▶ **Exercise task**: Look through the material below and give the number of lines holding "this", with no other words.

▶ **Dataset records**:

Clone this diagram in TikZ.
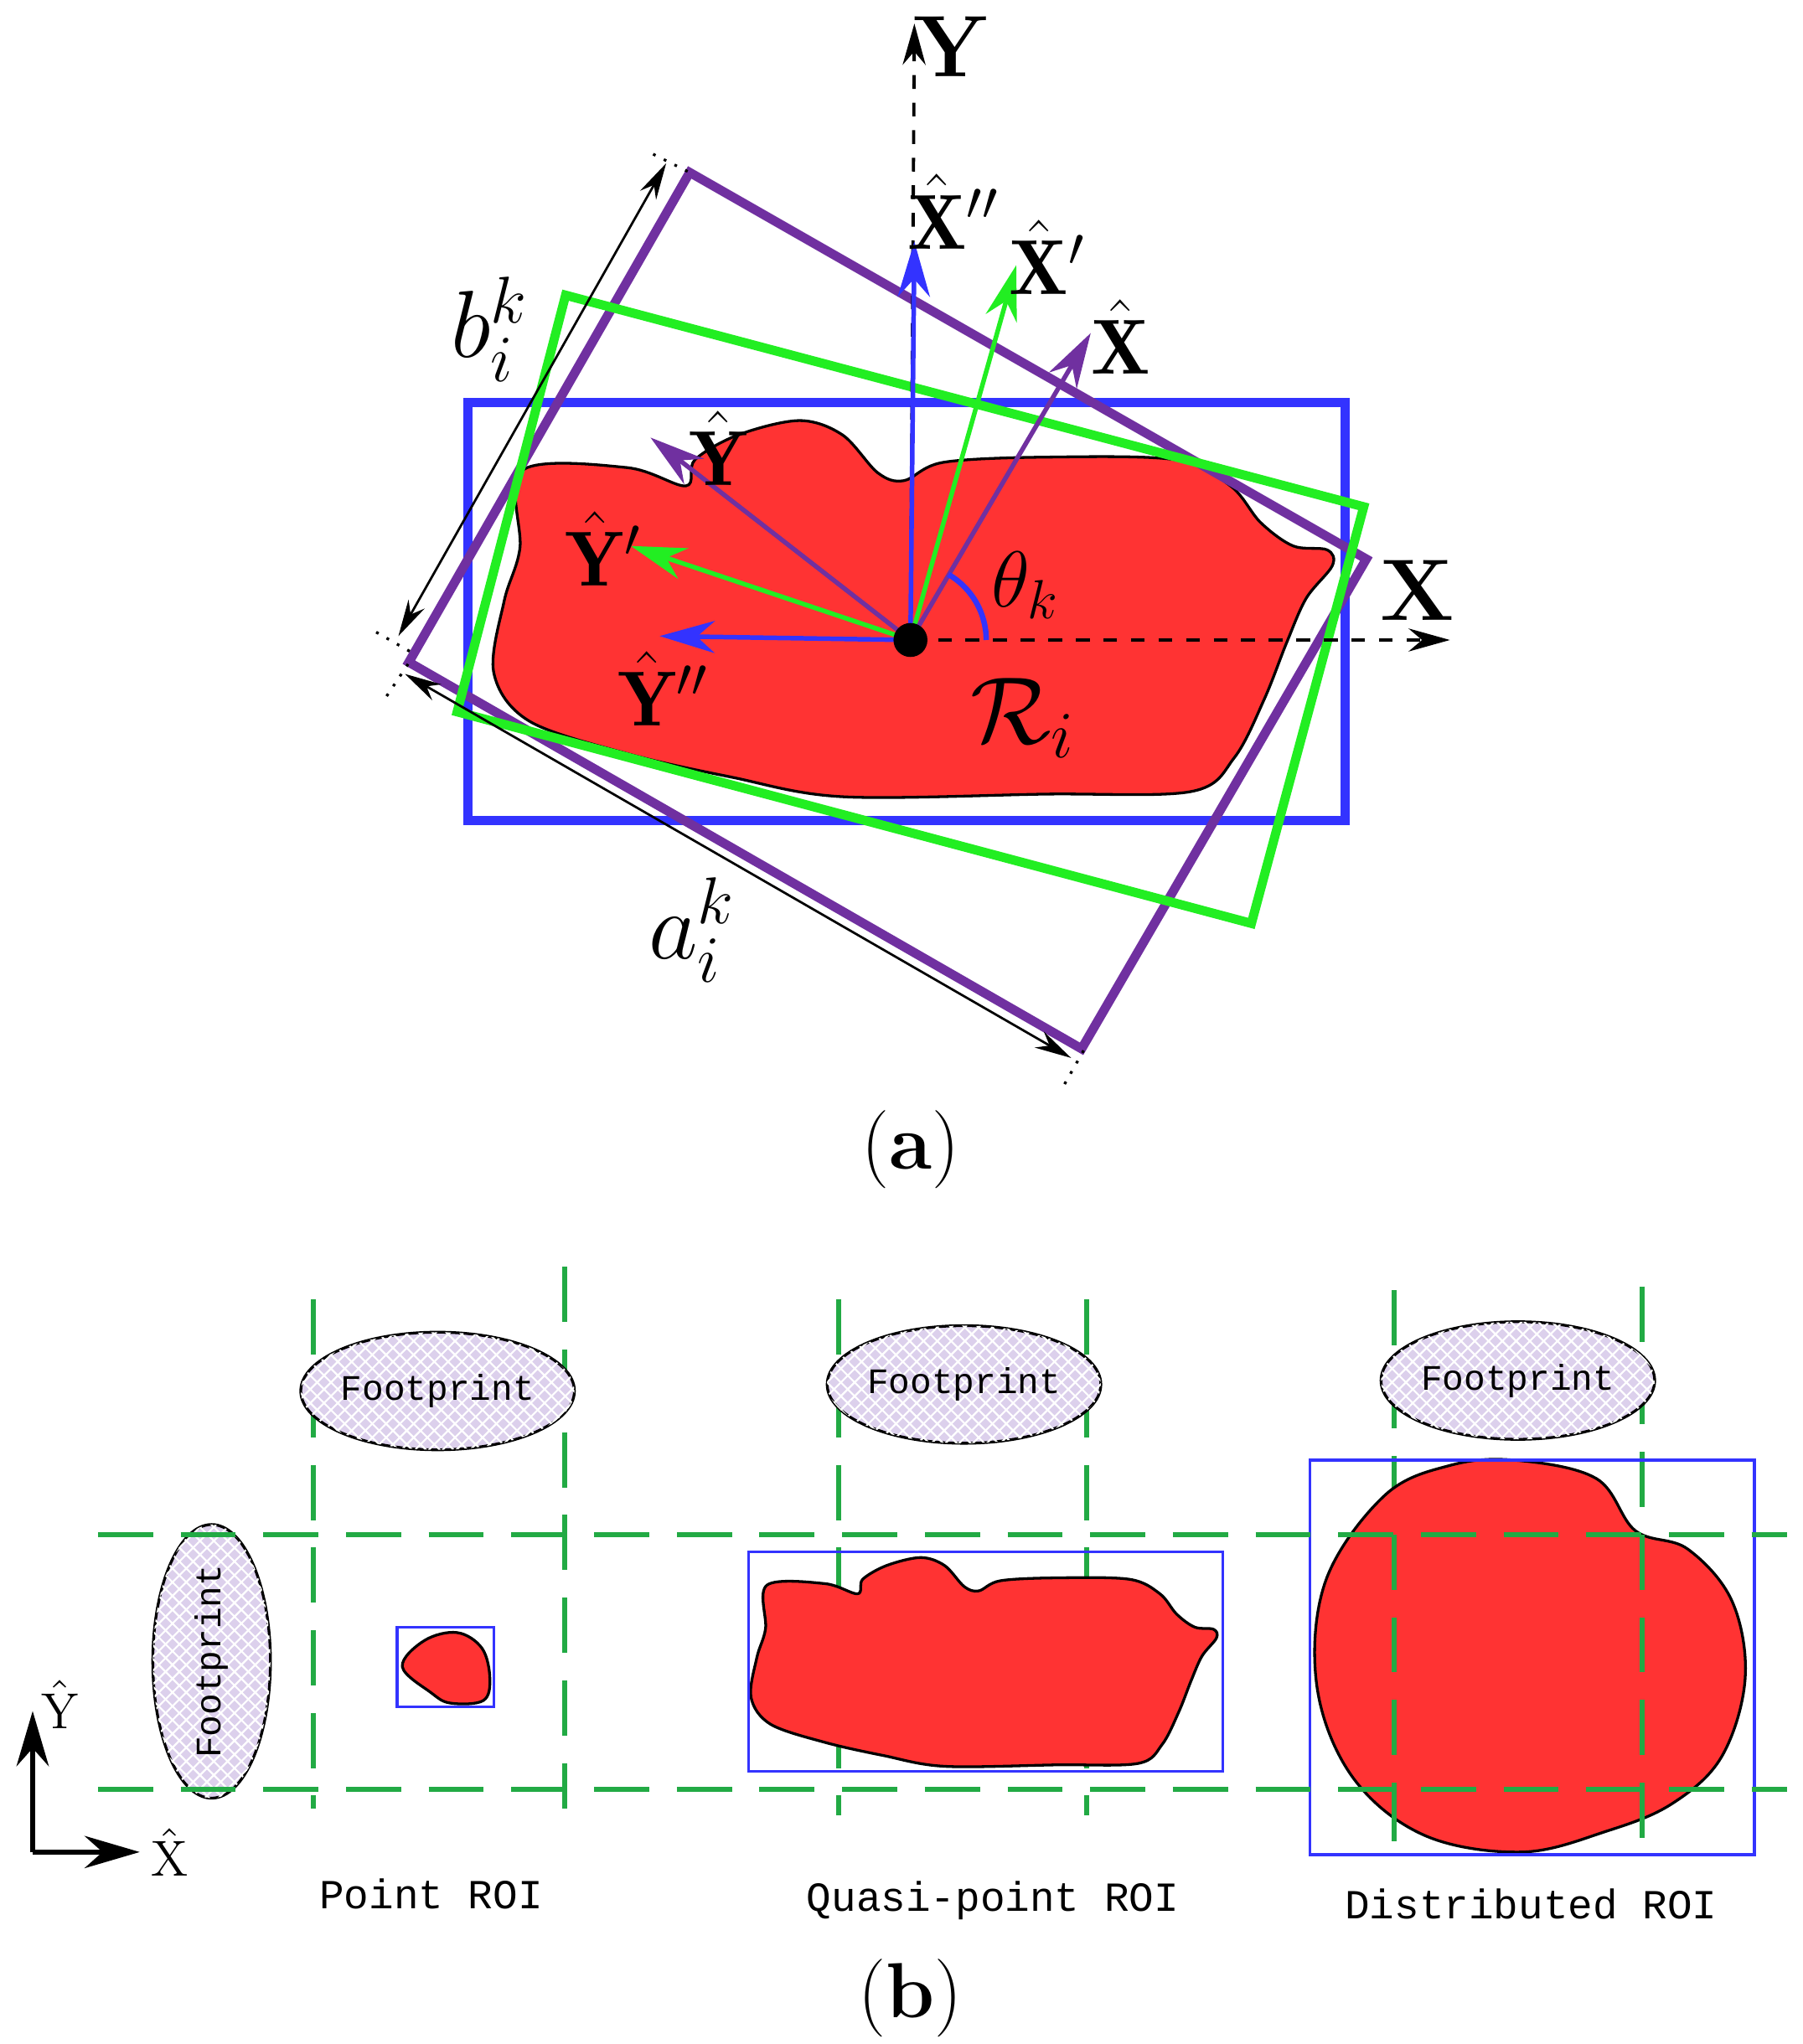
\documentclass[tikz,border=0pt]{standalone}
\usepackage{fontspec}
\newfontfamily\roifont{Liberation Mono}
\usetikzlibrary{arrows.meta, patterns, shapes.geometric}
\definecolor{roired}{HTML}{FF3333}
\definecolor{roiblue}{HTML}{3333FF}
\definecolor{roigreen}{HTML}{22EE22}
\definecolor{roipurple}{HTML}{7030A0}
\definecolor{gridgreen}{HTML}{22AA44}
\definecolor{lav}{HTML}{DCD0EC}
\newcommand{\blobpath}{plot[smooth cycle, tension=0.55] coordinates {(400,360) (480,358) (525,372) (532,352) (565,333) (612,322) (645,333) (672,362) (692,368) (722,354) (800,350) (900,352) (942,372) (965,400) (990,418) (1016,421) (1020,433) (1000,458) (985,492) (968,535) (945,580) (912,606) (800,608) (645,610) (560,595) (480,577) (405,552) (378,515) (386,460) (398,420)}}
\begin{document}
\begin{tikzpicture}[x=0.01cm, y=-0.01cm,
    vec/.style = {-{Stealth[length=12pt,width=7pt]}, line width=1pt},
    axis/.style = {dashed, -{Stealth[length=9pt,width=5pt]}, line width=0.7pt},
    dim/.style = {{Stealth[length=8pt,width=4pt]}-{Stealth[length=8pt,width=4pt]}, line width=0.5pt},
    tick/.style = {dotted, line width=0.6pt},
    lbl/.style = {font=\fontsize{17}{20}\selectfont},
    big/.style = {font=\fontsize{22}{26}\selectfont},
    grid/.style = {gridgreen, dash pattern=on 12pt off 6pt, line width=1.1pt},
    foot/.style = {ellipse, draw, line width=0.6pt, fill=lav, postaction={pattern=crosshatch, pattern color=white}, inner sep=0pt, minimum width=1.86cm, minimum height=0.9cm, font=\roifont\fontsize{7.8}{9}\selectfont},
    roi/.style = {roiblue, line width=0.6pt},
    roicap/.style = {font=\roifont\fontsize{9}{11}\selectfont},
    sub/.style = {font=\fontsize{17}{20}\selectfont}
]
\useasboundingbox (0,0) rectangle (1380,1565);

% (a) oriented boxes
\fill[roired] \blobpath;
\draw[line width=0.6pt] \blobpath;
\draw[roiblue, line width=2pt] (358,308) rectangle (1030,628);
\draw[roipurple, line width=2pt] (528,132) -- (1046,428) -- (828,803) -- (313,507) -- cycle;
\draw[roigreen, line width=2pt] (433,226) -- (1044,388) -- (958,707) -- (350,545) -- cycle;

% axes
\coordinate (O) at (697,490);
\coordinate (ytip) at (700,18);
\coordinate (xtip) at (1110,490);
\draw[axis] (O) -- (ytip);
\draw[axis] (O) -- (xtip);
\node[font=\bfseries\fontsize{19}{22}\selectfont] (ylab) at (728,36) {Y};
\node[font=\bfseries\fontsize{19}{22}\selectfont] (xlab) at (1085,452) {X};

% direction vectors
\coordinate (xpp) at (700,185);
\coordinate (ypp) at (505,487);
\coordinate (xp) at (778,203);
\coordinate (yp) at (483,418);
\coordinate (xh) at (835,255);
\coordinate (yh) at (498,335);
\draw[vec, roiblue] (O) -- (xpp);
\draw[vec, roiblue] (O) -- (ypp);
\draw[vec, roigreen] (O) -- (xp);
\draw[vec, roigreen] (O) -- (yp);
\draw[vec, roipurple] (O) -- (xh);
\draw[vec, roipurple] (O) -- (yh);
\draw[roiblue, line width=1.2pt] (O) ++(-60:58) arc[start angle=-60, end angle=0, radius=58];
\fill (O) circle (13);

\node[lbl] (lxpp) at (730,162) {$\hat{\mathbf{X}}''$};
\node[lbl] (lxp) at (802,197) {$\hat{\mathbf{X}}'$};
\node[lbl] (lxh) at (858,258) {$\hat{\mathbf{X}}$};
\node[lbl] (lyh) at (550,343) {$\hat{\mathbf{Y}}$};
\node[lbl] (lyp) at (462,420) {$\hat{\mathbf{Y}}'$};
\node[lbl] (lypp) at (508,527) {$\hat{\mathbf{Y}}''$};
\node[lbl] (ltheta) at (785,448) {$\theta_k$};
\node[big] (lR) at (783,550) {$\mathcal{R}_i$};
\node[big] (la) at (530,712) {$a_i^k$};
\node[big] (lb) at (375,252) {$b_i^k$};

% dimensions
\coordinate (b1) at (305,487);
\coordinate (b2) at (510,125);
\coordinate (a1) at (310,516);
\coordinate (a2) at (820,810);
\draw[dim] (b1) -- (b2);
\draw[dim] (a1) -- (a2);
\draw[tick] (288,484) -- (316,500);
\draw[tick] (500,118) -- (530,133);
\draw[tick] (296,533) -- (316,503);
\draw[tick] (815,830) -- (832,800);
\node[sub] (capa) at (697,880) {(\textbf{a})};

% (b) grid
\draw[grid] (240,995) -- (240,1385);
\draw[grid] (432,970) -- (432,1385);
\draw[grid] (642,995) -- (642,1390);
\draw[grid] (832,995) -- (832,1390);
\draw[grid] (1067,988) -- (1067,1420);
\draw[grid] (1257,985) -- (1257,1420);

% footprints
\node[foot] (fp1) at (335,1065) {Footprint};
\node[foot] (fp2) at (738,1060) {Footprint};
\node[foot] (fp3) at (1162,1057) {Footprint};
\node[foot, rotate=90] (fp4) at (162,1272) {Footprint};

% ROIs
\draw[fill=roired, line width=0.6pt] plot[smooth cycle, tension=0.6] coordinates {(308,1276) (325,1256) (350,1250) (369,1262) (375,1285) (370,1302) (345,1304) (330,1296)};
\draw[roi] (304,1246) rectangle (378,1307);
\begin{scope}[shift={(752,1273)}, scale=0.555, shift={(-697,-467)}]
\fill[roired] \blobpath;
\draw[line width=0.6pt] \blobpath;
\end{scope}
\draw[roi] (573,1188) rectangle (936,1356);
\draw[fill=roired, line width=0.6pt] plot[smooth cycle, tension=0.6] coordinates {(1160,1118) (1222,1132) (1252,1172) (1292,1186) (1326,1226) (1336,1285) (1318,1345) (1280,1381) (1230,1402) (1165,1418) (1090,1405) (1035,1360) (1008,1290) (1015,1210) (1060,1145) (1110,1122)};
\draw[roi] (1003,1118) rectangle (1343,1420);
\foreach \yy in {1175,1370} \draw[grid] (75,\yy) -- (1368,\yy);
\draw[grid] (1067,1175) -- (1067,1420);
\draw[grid] (1257,1175) -- (1257,1420);

% small axes
\coordinate (o2) at (25,1418);
\coordinate (y2) at (25,1310);
\coordinate (x2) at (107,1418);
\draw[vec, line width=1.2pt] (o2) -- (y2);
\draw[vec, line width=1.2pt] (o2) -- (x2);
\node[font=\fontsize{11}{13}\selectfont] (ly2) at (46,1305) {$\hat{\mathrm{Y}}$};
\node[font=\fontsize{11}{13}\selectfont] (lx2) at (130,1418) {$\hat{\mathrm{X}}$};

\node[roicap] (c1) at (330,1450) {Point ROI};
\node[roicap] (c2) at (760,1455) {Quasi-point ROI};
\node[roicap] (c3) at (1172,1458) {Distributed ROI};
\node[sub] (capb) at (697,1530) {(\textbf{b})};
\end{tikzpicture}
\end{document}
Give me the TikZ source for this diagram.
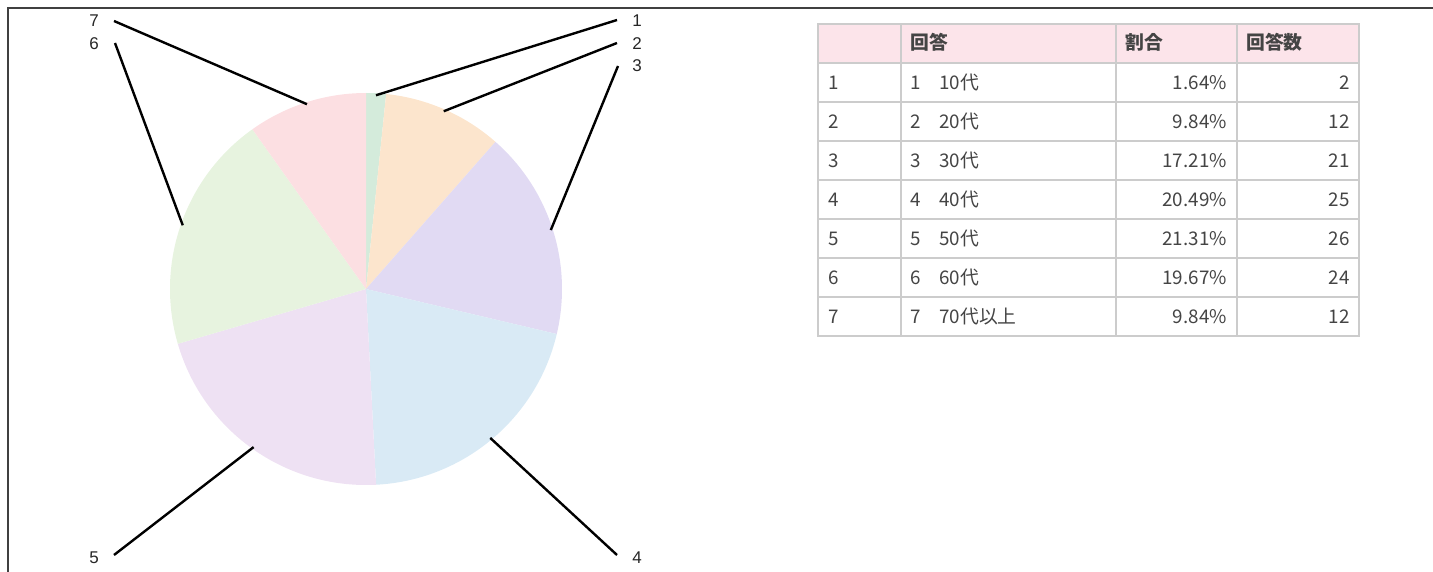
\documentclass[tikz,border=0pt]{standalone}
\usepackage{fontspec}
\setmainfont{Liberation Sans}
\newfontfamily\jp{Noto Sans CJK JP}
\usetikzlibrary{calc}
\definecolor{sA}{HTML}{D4EBDB}
\definecolor{sB}{HTML}{FCE5CD}
\definecolor{sC}{HTML}{E1DAF3}
\definecolor{sD}{HTML}{D9EAF5}
\definecolor{sE}{HTML}{EEE1F3}
\definecolor{sF}{HTML}{E7F3DF}
\definecolor{sG}{HTML}{FCDFE2}
\definecolor{hdrpink}{HTML}{FCE4EA}
\definecolor{gridgray}{HTML}{CCCCCC}
\definecolor{txt}{HTML}{444444}
\tikzset{
  frameline/.style={draw=black!75, line width=1.6pt},
  leader/.style={draw=black, line width=2.4pt},
  lab/.style={inner sep=0pt, font=\fontsize{17}{20}\selectfont, text=black!85},
  gridline/.style={draw=gridgray, line width=2pt},
  cell/.style={inner sep=0pt, font=\jp\fontsize{18.8}{22}\selectfont, text=txt},
  hcell/.style={cell, font=\jp\bfseries\fontsize{18.8}{22}\selectfont}
}
\begin{document}
\begin{tikzpicture}[x=1pt,y=1pt]
\useasboundingbox (0,0) rectangle (1433,-572);
% frame
\draw[frameline] (8,-572) -- (8,-8) -- (1433,-8);
% pie
\coordinate (C) at (366,-289);
\foreach \a/\b/\c in {90/84.096/sA, 84.096/48.672/sB, 48.672/-13.284/sC, -13.284/-87.048/sD, -87.048/-163.764/sE, -163.764/-234.576/sF, -234.576/-270/sG}{
  \fill[\c] (C) -- ([shift={(\a:196)}]C) arc[start angle=\a, end angle=\b, radius=196] -- cycle;
}
% anchor points on the pie
\coordinate (p1) at ([shift={(87.048:194)}]C);
\coordinate (p2) at ([shift={(66.384:194)}]C);
\coordinate (p3) at ([shift={(17.694:194)}]C);
\coordinate (p4) at ([shift={(-50.166:194)}]C);
\coordinate (p5) at ([shift={(-125.406:194)}]C);
\coordinate (p6) at ([shift={(-199.17:194)}]C);
\coordinate (p7) at ([shift={(-252.288:194)}]C);
% labels
\node[lab] (l1) at (637,-21) {1};
\node[lab] (l2) at (637,-44) {2};
\node[lab] (l3) at (637,-66) {3};
\node[lab] (l4) at (637,-558) {4};
\node[lab] (l5) at (94,-558) {5};
\node[lab] (l6) at (94,-44) {6};
\node[lab] (l7) at (94,-21) {7};
\coordinate (e1) at (617,-20);
\coordinate (e2) at (617,-43);
\coordinate (e3) at (618,-66);
\coordinate (e4) at (617,-555);
\coordinate (e5) at (114,-555);
\coordinate (e6) at (115,-43);
\coordinate (e7) at (114,-21);
\foreach \i in {1,...,7}{\draw[leader] (p\i) -- (e\i);}
% table
\fill[hdrpink] (818,-24) rectangle (1359,-63);
\foreach \y in {24,63,102,141,180,219,258,297,336}{\draw[gridline] (817,-\y) -- (1360,-\y);}
\foreach \x in {818,901,1116,1237,1359}{\draw[gridline] (\x,-24) -- (\x,-336);}
\node[hcell, anchor=base west] (h2) at (910,-50) {回答};
\node[hcell, anchor=base west] (h3) at (1125,-50) {割合};
\node[hcell, anchor=base west] (h4) at (1246,-50) {回答数};
\foreach \n/\lab/\pct/\cnt [count=\i] in {1/10代/1.64\%/2, 2/20代/9.84\%/12, 3/30代/17.21\%/21, 4/40代/20.49\%/25, 5/50代/21.31\%/26, 6/60代/19.67\%/24, 7/70代以上/9.84\%/12}{
  \pgfmathsetmacro{\yy}{-(63+39*(\i-1)+19.5)-7}
  \node[cell, anchor=base west] (r\i a) at (828,\yy) {\n};
  \node[cell, anchor=base west] (r\i b) at (910,\yy) {\n　\lab};
  \node[cell, anchor=base east] (r\i c) at (1227,\yy) {\pct};
  \node[cell, anchor=base east] (r\i d) at (1350,\yy) {\cnt};
}
\end{tikzpicture}
\end{document}
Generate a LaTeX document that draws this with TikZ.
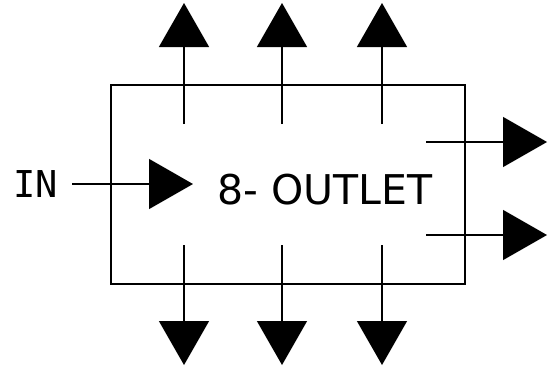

▶ **Task solution**: 3